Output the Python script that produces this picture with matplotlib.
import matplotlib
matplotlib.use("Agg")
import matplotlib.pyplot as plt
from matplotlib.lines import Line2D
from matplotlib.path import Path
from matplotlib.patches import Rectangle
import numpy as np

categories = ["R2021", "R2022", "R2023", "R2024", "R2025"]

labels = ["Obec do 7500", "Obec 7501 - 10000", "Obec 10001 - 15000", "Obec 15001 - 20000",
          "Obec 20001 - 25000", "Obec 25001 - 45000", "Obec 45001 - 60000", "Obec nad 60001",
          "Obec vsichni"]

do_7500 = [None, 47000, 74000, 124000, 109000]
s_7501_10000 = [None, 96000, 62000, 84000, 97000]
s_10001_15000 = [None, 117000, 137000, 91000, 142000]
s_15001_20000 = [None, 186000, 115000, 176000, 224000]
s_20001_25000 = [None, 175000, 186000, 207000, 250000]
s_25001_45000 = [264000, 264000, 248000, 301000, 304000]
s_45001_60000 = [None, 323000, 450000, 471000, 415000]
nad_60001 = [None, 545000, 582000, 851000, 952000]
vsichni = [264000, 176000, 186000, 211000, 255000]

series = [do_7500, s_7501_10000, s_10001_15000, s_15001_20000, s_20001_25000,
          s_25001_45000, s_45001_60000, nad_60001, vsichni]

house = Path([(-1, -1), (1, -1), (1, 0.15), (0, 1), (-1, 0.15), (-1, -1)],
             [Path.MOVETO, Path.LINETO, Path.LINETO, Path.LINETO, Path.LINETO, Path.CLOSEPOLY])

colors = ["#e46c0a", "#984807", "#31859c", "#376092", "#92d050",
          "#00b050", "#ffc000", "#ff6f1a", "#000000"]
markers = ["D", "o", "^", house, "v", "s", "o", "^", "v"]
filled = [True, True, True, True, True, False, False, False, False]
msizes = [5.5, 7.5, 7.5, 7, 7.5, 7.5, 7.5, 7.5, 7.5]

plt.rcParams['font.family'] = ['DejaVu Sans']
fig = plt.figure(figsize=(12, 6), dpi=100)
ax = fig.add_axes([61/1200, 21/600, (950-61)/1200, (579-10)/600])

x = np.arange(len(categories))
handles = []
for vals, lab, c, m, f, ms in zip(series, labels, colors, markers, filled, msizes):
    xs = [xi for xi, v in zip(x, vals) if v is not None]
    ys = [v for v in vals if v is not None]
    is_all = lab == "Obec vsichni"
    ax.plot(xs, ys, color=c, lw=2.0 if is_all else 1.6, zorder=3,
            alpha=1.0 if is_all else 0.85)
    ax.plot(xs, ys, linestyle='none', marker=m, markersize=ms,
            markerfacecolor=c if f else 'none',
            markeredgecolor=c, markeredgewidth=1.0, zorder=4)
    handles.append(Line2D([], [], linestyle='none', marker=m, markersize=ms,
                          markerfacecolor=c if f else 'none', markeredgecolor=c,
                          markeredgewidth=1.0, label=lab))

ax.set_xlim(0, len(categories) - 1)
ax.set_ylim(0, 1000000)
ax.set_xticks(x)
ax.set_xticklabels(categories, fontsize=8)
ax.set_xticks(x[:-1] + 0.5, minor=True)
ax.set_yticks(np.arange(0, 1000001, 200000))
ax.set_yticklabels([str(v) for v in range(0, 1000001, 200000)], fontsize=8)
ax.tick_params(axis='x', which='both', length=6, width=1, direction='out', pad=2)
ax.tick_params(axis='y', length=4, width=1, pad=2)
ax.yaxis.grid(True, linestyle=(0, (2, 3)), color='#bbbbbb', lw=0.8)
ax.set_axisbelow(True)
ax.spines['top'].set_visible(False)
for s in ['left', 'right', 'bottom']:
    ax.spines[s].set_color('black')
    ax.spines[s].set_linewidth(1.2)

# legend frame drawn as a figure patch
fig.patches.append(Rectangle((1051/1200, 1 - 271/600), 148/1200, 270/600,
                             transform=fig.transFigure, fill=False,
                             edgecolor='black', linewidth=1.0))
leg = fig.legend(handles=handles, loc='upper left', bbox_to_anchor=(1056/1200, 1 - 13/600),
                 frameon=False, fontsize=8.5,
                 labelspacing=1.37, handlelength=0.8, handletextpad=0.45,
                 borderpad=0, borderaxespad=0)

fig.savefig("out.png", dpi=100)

◆ ◆ ◆ ◆ ◆ ◆ ◆

- **TASK DESCRIPTION**
Exactly repeat the lines above, from the opening line through the one with "import numpy as np", and include nothing else.

- **THE REPLY**
Output the Python script that produces this picture with matplotlib.
import matplotlib
matplotlib.use("Agg")
import matplotlib.pyplot as plt
from matplotlib.lines import Line2D
from matplotlib.path import Path
from matplotlib.patches import Rectangle
import numpy as np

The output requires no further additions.